A
crankshaft is more than just a chunk of
metal. It is one of the most
painstakingly and
precisely manufactured
devices in an automobile
engine. It must be very
hard so that it does not flex or bend as the pistons (via the rods) pound on it to transfer torque to the
drivetrain. It must also be hardy, so that it does not wear out from heat fatigue and other mechanical stresses, or break from the induced torque.
A crankshaft is typically connected to the pistons via connecting rods at several key locations (journals). These journals are positioned so that the reciprocating linear motion of the pistons during each combustion cycle act to further the rotation of the shaft. Each connecting rod is bound to the shaft at the journal with a rod bearing; the journals must be machined to be ultra-smooth and round so that there is negligible chance for friction to occur between it and the bearing. Most crankshafts have criss-crossing oil passages machined inside them with openings at each journal. This allows the bearing to continuously ride on a film of pressurized oil so that no metal-to-metal contact occurs during crankshaft rotation.

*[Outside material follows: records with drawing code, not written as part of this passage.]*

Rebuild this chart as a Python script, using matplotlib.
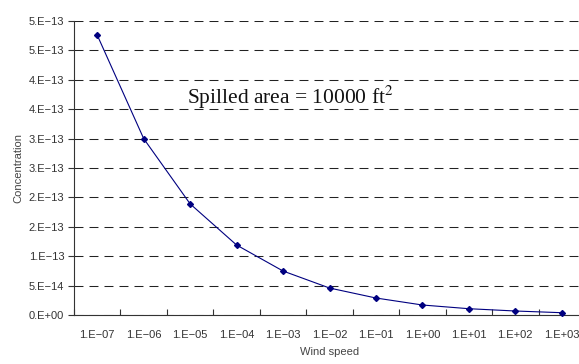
import numpy as np
import matplotlib
matplotlib.use("Agg")
import matplotlib.pyplot as plt
import matplotlib.transforms as mtransforms

# wind speed categories (Excel-style category axis)
wind_labels = ['1.E\u221207', '1.E\u221206', '1.E\u221205', '1.E\u221204', '1.E\u221203',
               '1.E\u221202', '1.E\u221201', '1.E+00', '1.E+01', '1.E+02', '1.E+03']
concentration = [4.76e-13, 3.00e-13, 1.89e-13, 1.19e-13, 7.48e-14, 4.59e-14,
                 2.89e-14, 1.70e-14, 1.07e-14, 6.8e-15, 3.9e-15]
y_ticks = [0, 5e-14, 1e-13, 1.5e-13, 2e-13, 2.5e-13, 3e-13, 3.5e-13, 4e-13, 4.5e-13, 5e-13]
y_labels = ['0.E+00', '5.E\u221214', '1.E\u221213', '2.E\u221213', '2.E\u221213', '3.E\u221213',
            '3.E\u221213', '4.E\u221213', '4.E\u221213', '5.E\u221213', '5.E\u221213']

plt.rcParams['font.family'] = ['Liberation Sans', 'DejaVu Sans']

fig = plt.figure(figsize=(5.79, 3.64), dpi=100)
ax = fig.add_axes([74 / 579, 1 - 315 / 364, 511 / 579, 294 / 364])

x = np.arange(len(wind_labels))
ax.plot(x, concentration, color='#000080', linewidth=0.8, marker='D', markersize=3,
        markerfacecolor='#000080', markeredgecolor='#000080', zorder=3, clip_on=False)

ax.set_xlim(-0.5, len(wind_labels) - 0.5)
ax.set_ylim(0, 5e-13)

# category boundaries get tick marks, centers get labels
ax.set_xticks(np.arange(len(wind_labels) + 1) - 0.5)
ax.set_xticklabels([])
ax.set_xticks(x, minor=True)
ax.set_xticklabels(wind_labels, minor=True, fontsize=8, color='#333333')
ax.tick_params(axis='x', which='major', direction='in', length=4, color='#333333')
ax.tick_params(axis='x', which='minor', length=0, pad=11)

ax.set_yticks(y_ticks)
ax.set_yticklabels(y_labels, fontsize=8, color='#333333')
ax.tick_params(axis='y', direction='out', length=4, color='#333333', pad=3)

ax.yaxis.grid(True, color='#222222', linestyle=(0, (8.6, 5.8)), linewidth=0.75)
ax.set_axisbelow(True)

for side in ['top', 'right']:
    ax.spines[side].set_visible(False)
ax.spines['left'].set_color('#333333')
ax.spines['bottom'].set_color('#333333')

ax.set_xlabel('Wind speed', fontsize=8, color='#444444', labelpad=5)
ax.set_ylabel('Concentration', fontsize=8, color='#444444', labelpad=4)

# annotation placed in pixel coords from the top-left corner
t = ax.text(187, 104, 'Spilled area = 10000 ft$^2$', fontsize=15.5,
            family='Liberation Serif', color='#111111', va='baseline', ha='left',
            transform=mtransforms.Affine2D().scale(1, -1).translate(0, 364))
t.set_math_fontfamily('stix')

fig.savefig('out.png', dpi=100)
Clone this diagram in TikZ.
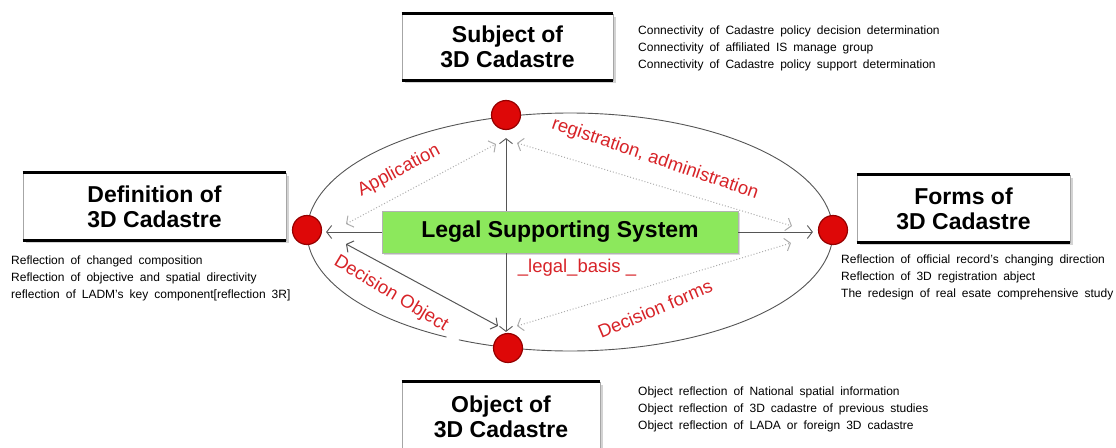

A crankshaft typically has an elaborate system of counterweights attached to it, which are machined at the factory so that the shaft is nearly perfectly rotationally balanced. The shaft is mounted into the bottom of the engine block, and rides at its ends on main bearings. In most automobiles, one end of the crankshaft is connected to a pulley which drives other accessory parts, such as the air conditioner, the alternator, and the camshaft(s). The other end of the shaft is directly connected to the drivetrain through either a clutch or a torque converter and then the transmission.